Mocumentário é o nome dado aos filmes de ficção, totalmente roteirizados e feitos por atores reais, que imitam o formato e as particularidades de um documentário real. Woody Allen fez isso no bom Zelig. Prestes a chegar em sua 11ª e derradeira temporada, a série Modern Family também segue a linha do mocumentário. E agora, um bom filme brasileiro entra nessa lista: é o surpreendente Bio: Construindo Uma Vida, de Carlos Gerbase (Menos que Nada), e que chega aos cinemas brasileiros nesta quinta-feira, 4.
Dividido em treze diferentes espaços temporais, o longa-metragem colhe depoimentos de pessoas que conviveram com um biólogo que nasceu em 1959 e morreu em 2070. Sem nunca mostrar o rosto ou pronunciar o nome desse homem, suposto protagonista do filme, Bio vai tecendo um panorama geral de sua vida. São interesses românticos, prostitutas, amantes, filhos, vizinhos. Pessoas comuns, que conviveram com o homem anônimo no dia a dia, e foram vendo sua evolução, dores, amores, alegrias e tristezas.
Bio, que tem um título que não condiz com a qualidade do longa, vai traçando esse panorama todo sem se importar, em momento algum, de trazer acontecimentos surpreendentes, situações de fazer cair o queixo, cenas surreais. É tudo muito humano, mundano, bizarramente real. E este é o triunfo de Bio. Não se render às pirotecnias que amontoam o cinema atual. A criatividade, aqui, está no formato, na forma de contar essa vida banal. A história, assim como em Boyhood, é a vida como ela é. E nada além disso.

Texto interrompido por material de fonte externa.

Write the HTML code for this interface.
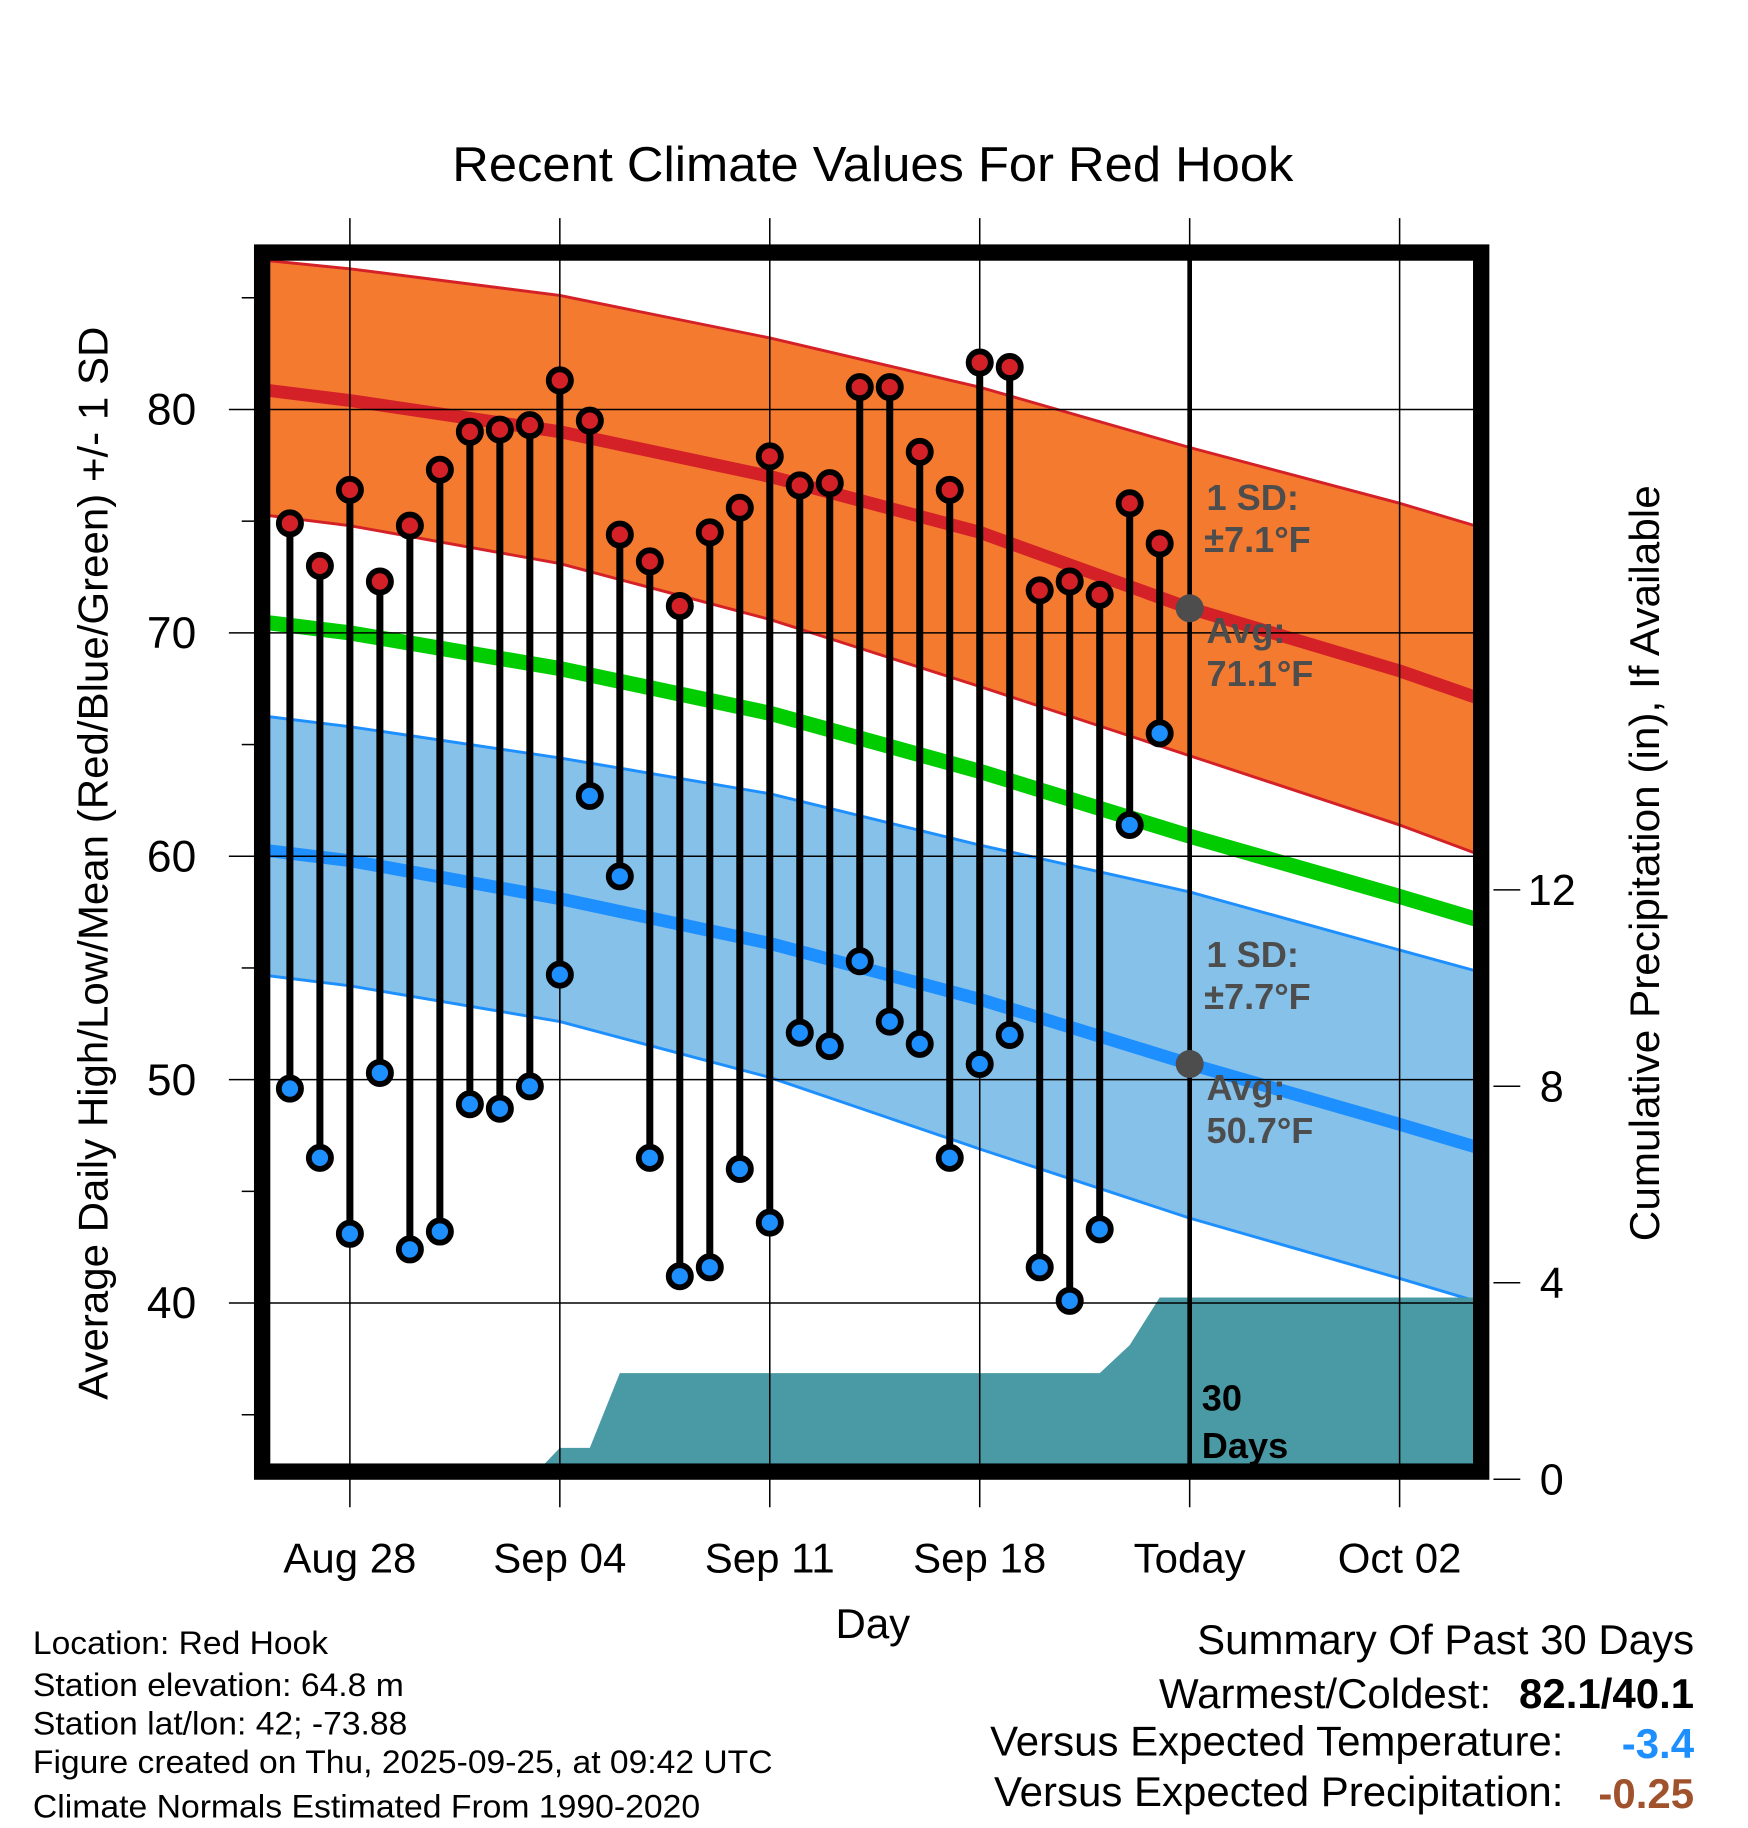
<!DOCTYPE html>
<html><head><meta charset="utf-8"><style>
html,body{margin:0;padding:0;background:#fff}
svg{display:block;font-family:"Liberation Sans",Arial,sans-serif}
</style></head><body>
<svg id="chart" width="1748" height="1828" viewBox="0 0 1498 1567" xmlns="http://www.w3.org/2000/svg">
<rect width="1498" height="1567" fill="#fff"/>
<defs><clipPath id="pc"><rect x="231" y="222" width="1036" height="1038"/></clipPath></defs>
<text x="748" y="155" font-size="42" text-anchor="middle" textLength="721" lengthAdjust="spacingAndGlyphs">Recent Climate Values For Red Hook</text>
<g id="plot" clip-path="url(#pc)"></g>
<g id="axes"></g>
<text x="748" y="1404" font-size="36" text-anchor="middle">Day</text>
<text transform="translate(92,740) rotate(-90)" font-size="36" text-anchor="middle" textLength="920" lengthAdjust="spacingAndGlyphs">Average Daily High/Low/Mean (Red/Blue/Green) +/- 1 SD</text>
<text transform="translate(1422,740) rotate(-90)" font-size="36" text-anchor="middle" textLength="648" lengthAdjust="spacingAndGlyphs">Cumulative Precipitation (in), If Available</text>
<g font-size="28">
<text x="28" y="1418" textLength="253" lengthAdjust="spacingAndGlyphs">Location: Red Hook</text>
<text x="28" y="1454" textLength="318" lengthAdjust="spacingAndGlyphs">Station elevation: 64.8 m</text>
<text x="28" y="1487" textLength="321" lengthAdjust="spacingAndGlyphs">Station lat/lon: 42; -73.88</text>
<text x="28" y="1520" textLength="634" lengthAdjust="spacingAndGlyphs">Figure created on Thu, 2025-09-25, at 09:42 UTC</text>
<text x="28" y="1558" textLength="572" lengthAdjust="spacingAndGlyphs">Climate Normals Estimated From 1990-2020</text>
</g>
<g font-size="36" text-anchor="end">
<text x="1452" y="1418">Summary Of Past 30 Days</text>
<text x="1278" y="1464">Warmest/Coldest:</text>
<text x="1452" y="1464" font-weight="bold">82.1/40.1</text>
<text x="1340" y="1505">Versus Expected Temperature:</text>
<text x="1452" y="1507" font-weight="bold" fill="#1e8fff">-3.4</text>
<text x="1340" y="1548">Versus Expected Precipitation:</text>
<text x="1452" y="1550" font-weight="bold" fill="#a0522d">-0.25</text>
</g>
</svg>
<script>
// day index 0 = Aug 26
const normDays=[-1,2,9,16,23,30,37,40];
const highUpper=[86.7,86.3,85.1,83.2,81.0,78.3,75.8,74.6];
const highAvg=[80.9,80.4,79.0,77.0,74.5,71.1,68.3,66.9];
const highLower=[75.3,74.8,73.1,70.6,67.6,64.5,61.4,59.9];
const meanAvg=[70.5,70.0,68.4,66.4,63.8,60.9,58.2,57.0];
const lowUpper=[66.3,65.8,64.4,62.8,60.5,58.4,55.8,54.7];
const lowAvg=[60.3,59.8,58.1,56.1,53.6,50.7,48.0,46.8];
const lowLower=[54.7,54.2,52.6,50.1,46.9,43.8,41.1,39.9];
const highs=[74.9,73.0,76.4,72.3,74.8,77.3,79.0,79.1,79.3,81.3,79.5,74.4,73.2,71.2,74.5,75.6,77.9,76.6,76.7,81.0,81.0,78.1,76.4,82.1,81.9,71.9,72.3,71.7,75.8,74.0];
const lows=[49.6,46.5,43.1,50.3,42.4,43.2,48.9,48.7,49.7,54.7,62.7,59.1,46.5,41.2,41.6,46.0,43.6,52.1,51.5,55.3,52.6,51.6,46.5,50.7,52.0,41.6,40.1,43.3,61.4,65.5];
const precip=[0,0,0,0,0,0,0,0,0,0.64,0.64,2.16,2.16,2.16,2.16,2.16,2.16,2.16,2.16,2.16,2.16,2.16,2.16,2.16,2.16,2.16,2.16,2.16,2.73,3.7];
const dateTicks=[2,9,16,23,30,37];
const dateLabels=["Aug 28","Sep 04","Sep 11","Sep 18","Today","Oct 02"];
const yTicks=[40,50,60,70,80];
const y2Ticks=[0,4,8,12];
const todayIdx=30;

const NS="http://www.w3.org/2000/svg";
const X=d=>248.3+25.71*d;
const Y=v=>351+(80-v)*19.15;
const Y2=p=>1268-p*42.1;
function mk(t,a,p){const e=document.createElementNS(NS,t);for(const k in a)e.setAttribute(k,a[k]);p.appendChild(e);return e;}
const plot=document.getElementById('plot'),axes=document.getElementById('axes');
const pts=arr=>normDays.map((d,i)=>X(d).toFixed(1)+','+Y(arr[i]).toFixed(1));
function band(up,lo,fill,stroke,name){
  const p=mk('polygon',{points:pts(up).concat(pts(lo).reverse()).join(' '),fill:fill},plot);
  
  
  const a=mk('polyline',{points:pts(up).join(' '),fill:'none',stroke:stroke,'stroke-width':2.5},plot);
  
  
  const b=mk('polyline',{points:pts(lo).join(' '),fill:'none',stroke:stroke,'stroke-width':2.5},plot);
  
  
}
band(highUpper,highLower,'#f47a30','#d42027','high-sd-band');
band(lowUpper,lowLower,'#85c1e9','#1e8fff','low-sd-band');
function line(arr,col,w,name){const l=mk('polyline',{points:pts(arr).join(' '),fill:'none',stroke:col,'stroke-width':w},plot);
  
  }
line(highAvg,'#d42027',11,'high-avg-line');
line(meanAvg,'#00cc00',13,'mean-avg-line');
line(lowAvg,'#1e8fff',11,'low-avg-line');
// precipitation
let pp=[X(0)+','+1262];
precip.forEach((v,i)=>pp.push(X(i).toFixed(1)+','+Y2(v).toFixed(1)));
pp.push('1270,'+Y2(precip[precip.length-1]).toFixed(1),'1270,1262');
const pr=mk('polygon',{points:pp.join(' '),fill:'#4a9aa5'},plot);


// grid
yTicks.forEach(v=>{const g=mk('line',{x1:231,x2:1267,y1:Y(v),y2:Y(v),stroke:'#000','stroke-width':1.3},axes);
  
  
  mk('line',{x1:196,x2:218,y1:Y(v),y2:Y(v),stroke:'#000','stroke-width':1.3},axes);
  const t=mk('text',{x:168,y:Y(v)+13,'font-size':38,'text-anchor':'end'},axes);t.textContent=v;
  
  });
[35,45,55,65,75,85].forEach(v=>mk('line',{x1:207,x2:218,y1:Y(v),y2:Y(v),stroke:'#000','stroke-width':1.3},axes));
dateTicks.forEach((d,i)=>{const g=mk('line',{x1:X(d),x2:X(d),y1:187,y2:1292,stroke:'#000','stroke-width':1.3},axes);
  
  
  const t=mk('text',{x:X(d),y:1348,'font-size':36,'text-anchor':'middle'},axes);t.textContent=dateLabels[i];
  
  });
y2Ticks.forEach(v=>{mk('line',{x1:1280,x2:1303,y1:Y2(v),y2:Y2(v),stroke:'#000','stroke-width':1.3},axes);
  const t=mk('text',{x:1330,y:Y2(v)+13,'font-size':37,'text-anchor':'middle'},axes);t.textContent=v;
  
  });
// today line
const tl=mk('line',{x1:X(todayIdx),x2:X(todayIdx),y1:222,y2:1262,stroke:'#000','stroke-width':4},axes);


// stems and markers
highs.forEach((h,i)=>{const s=mk('line',{x1:X(i),x2:X(i),y1:Y(h),y2:Y(lows[i]),stroke:'#000','stroke-width':6},axes);
  
  });
highs.forEach((h,i)=>{const c=mk('circle',{cx:X(i),cy:Y(h),r:9.5,fill:'#d42027',stroke:'#000','stroke-width':5},axes);
  
  
  const d=mk('circle',{cx:X(i),cy:Y(lows[i]),r:9.5,fill:'#1e8fff',stroke:'#000','stroke-width':5},axes);
  
  });
[highAvg[5],lowAvg[5]].forEach(v=>{const c=mk('circle',{cx:X(todayIdx),cy:Y(v),r:12,fill:'#4d4d4d'},axes);
  
  });
// annotations
function lab(x,y,s,col,name){const t=mk('text',{x:x,y:y,'font-size':31,'font-weight':'bold',fill:col},axes);t.textContent=s;
  
  }
lab(1034,437,'1 SD:','#4d4d4d','high-sd-label');lab(1032,473,'±7.1°F','#4d4d4d','high-sd-value');
lab(1034,551,'Avg:','#4d4d4d','high-avg-label');lab(1034,588,'71.1°F','#4d4d4d','high-avg-value');
lab(1034,829,'1 SD:','#4d4d4d','low-sd-label');lab(1032,865,'±7.7°F','#4d4d4d','low-sd-value');
lab(1034,943,'Avg:','#4d4d4d','low-avg-label');lab(1034,980,'50.7°F','#4d4d4d','low-avg-value');
lab(1030,1209,'30','#000','days-label');lab(1030,1250,'Days','#000','days-label-2');
// frame
const fr=mk('rect',{x:224.5,y:216.5,width:1045,height:1045,fill:'none',stroke:'#000','stroke-width':14},axes);


</script>
</body></html>
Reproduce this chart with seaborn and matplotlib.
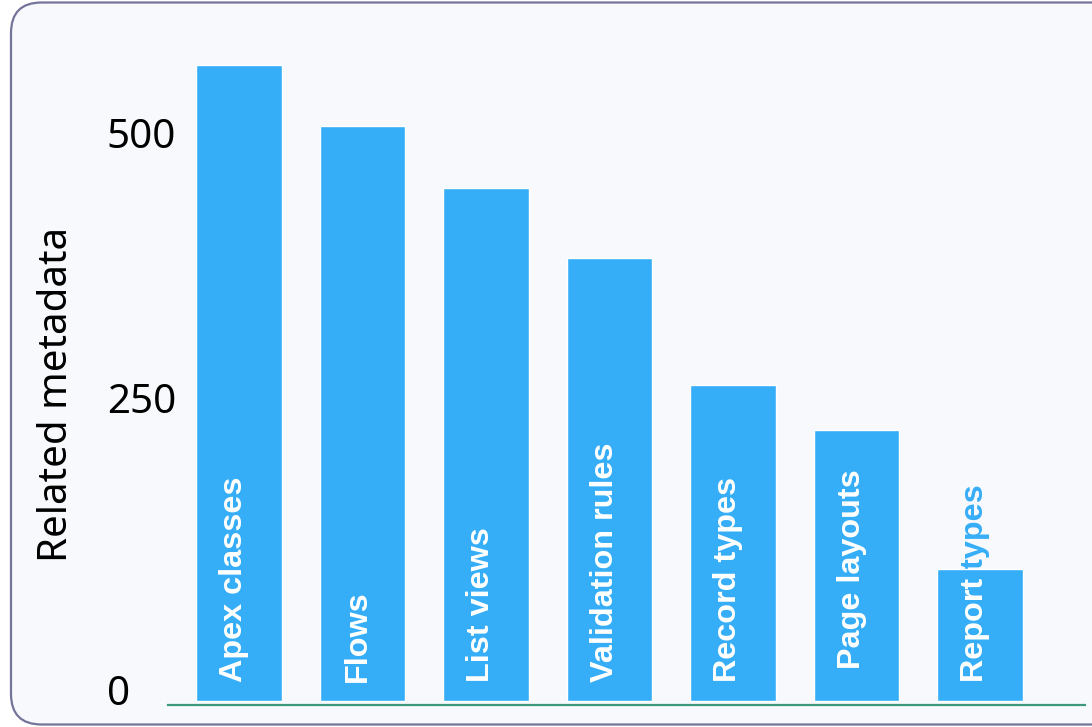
import matplotlib
matplotlib.use("Agg")
import matplotlib.pyplot as plt
import matplotlib.transforms as mtransforms
from matplotlib.patches import FancyBboxPatch
import seaborn as sns

categories = ["Apex classes", "Flows", "List views", "Validation rules",
              "Record types", "Page layouts", "Report types"]
values = [560, 506, 452, 390, 278, 239, 116]
tick_values = [0, 250, 500]
tick_labels = ["0", "250", "500"]

BAR = "#36AEF7"
sns.set_theme(style="white")
plt.rcParams["font.family"] = ["Noto Sans", "DejaVu Sans"]

fig = plt.figure(figsize=(10.92, 7.27), dpi=100, facecolor="white")

# slide frame
frame = FancyBboxPatch((11 / 1092, 2.5 / 727), 1.1, 1 - 5 / 727,
                       boxstyle="round,pad=0,rounding_size=0.028",
                       transform=fig.transFigure, facecolor="#F8F9FD",
                       edgecolor="#74749A", linewidth=1.6, zorder=-5,
                       mutation_aspect=1092 / 727)
fig.patches.append(frame)

ax = fig.add_axes([168 / 1092, 1 - 705 / 727, (1085 - 168) / 1092, (705 - 19.4) / 727])
ax.set_facecolor("none")
ax.set_zorder(2)

sns.barplot(x=categories, y=values, color=BAR, saturation=1, width=0.69,
            ax=ax, zorder=2)
ax.set_xlim(-0.575, 6.85)
ax.set_ylim(-3.5, 600)

for s in ["left", "top", "right"]:
    ax.spines[s].set_visible(False)
ax.spines["bottom"].set_color("#3E9A7A")
ax.spines["bottom"].set_linewidth(1.6)
ax.spines["bottom"].set_zorder(3)
ax.set_xticks([])
ax.set_xlabel("")
ax.set_ylabel("")

ax.set_yticks(tick_values)
ax.set_yticklabels(tick_labels)
ax.tick_params(axis="y", length=0, pad=44, labelsize=29, labelcolor="black")
offsets = {"0": 11, "250": 19, "500": 0}
for lab in ax.get_yticklabels():
    lab.set_horizontalalignment("left")
    dy = offsets.get(lab.get_text(), 0)
    lab.set_transform(lab.get_transform() +
                      mtransforms.ScaledTranslation(0, dy / 100, fig.dpi_scale_trans))

fig.text(57 / 1092, 1 - 394 / 727, "Related metadata", rotation=90,
         ha="center", va="center", fontsize=29, color="black", zorder=3)

# bar labels: white inside bar, bar colour outside
label_lift = {"Page layouts": 11}
bars = ax.patches
for cat, p in zip(categories, bars):
    xc = p.get_x() + p.get_width() / 2 - 0.04
    y0 = 17 + label_lift.get(cat, 0)
    kw = dict(rotation=90, ha="center", va="bottom", fontsize=23.3,
              fontweight="bold", family=["Liberation Sans", "DejaVu Sans"])
    ax.text(xc, y0, cat, color=BAR, zorder=1, **kw)
    t_in = ax.text(xc, y0, cat, color="white", zorder=4, clip_on=True, **kw)
    t_in.set_clip_path(p)

fig.savefig("out.png", dpi=100, facecolor="white")
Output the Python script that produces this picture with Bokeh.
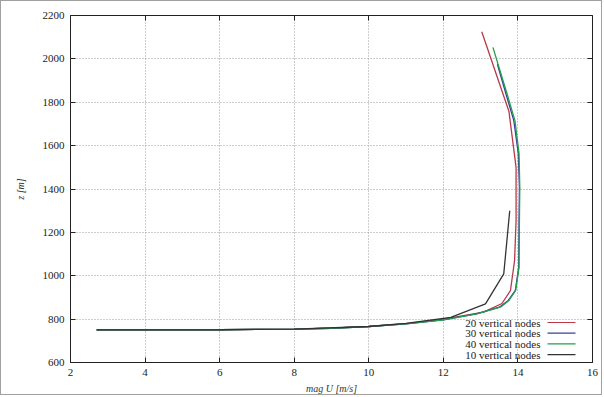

Gerbase, que seguiu um caminho totalmente diferente do que já tinha feito até então em sua carreira, acerta com uma direção firme, atenta aos seus propósitos. Só uma vez ou outra que escapa em termos narrativos, como na cena em que a personagem de Sheron Menezes aparece. De resto, ele consegue fazer um filme que choca por sua humanidade, por sua franqueza. Não é fácil conseguir o que é visto na tela. É uma orquestra difícil de afinar. São 39 personagens, em 13 temporalidades diferentes. Complexo de comandar.
Aliás, falando em elenco, é natural que haja atores melhores que outros. E aqui, há alguns muito melhores -- como Marco Ricca (Canastra Suja) como um psicólogo, Maitê Proença (Meu Amigo Hindu) como uma das filhas e Maria Fernanda Cândido (Dois Irmãos) como uma colega bióloga. E isso, em partes, é ruim para um filme que acaba por ter atores bem abaixo da média. Uma atriz jovem que faz uma das filhas do protagonista, por exemplo, derruba o nível de interpretação por chão. Muita diferença.
Mas isso não acaba por prejudicar o filme, que continua sendo surpreendentemente positivo. Bio aposta firme no formato de mocumentário e vai além do que já foi feito. É inteligente, criativo, bem-humorado, reflexivo. Foge do padrão, da maioria das coisas que chegam aos cinemas e passam batido. É um filme que merece atenção, principalmente por sua diferente forma de tratar um tema tão banal, tão comum. Muitos podem não gostar, como não gostaram de Boyhood, alegando que não fala sobre nada. Sem graça, talvez. Mas o que é a vida, a não ser uma sucessão de coisas banais?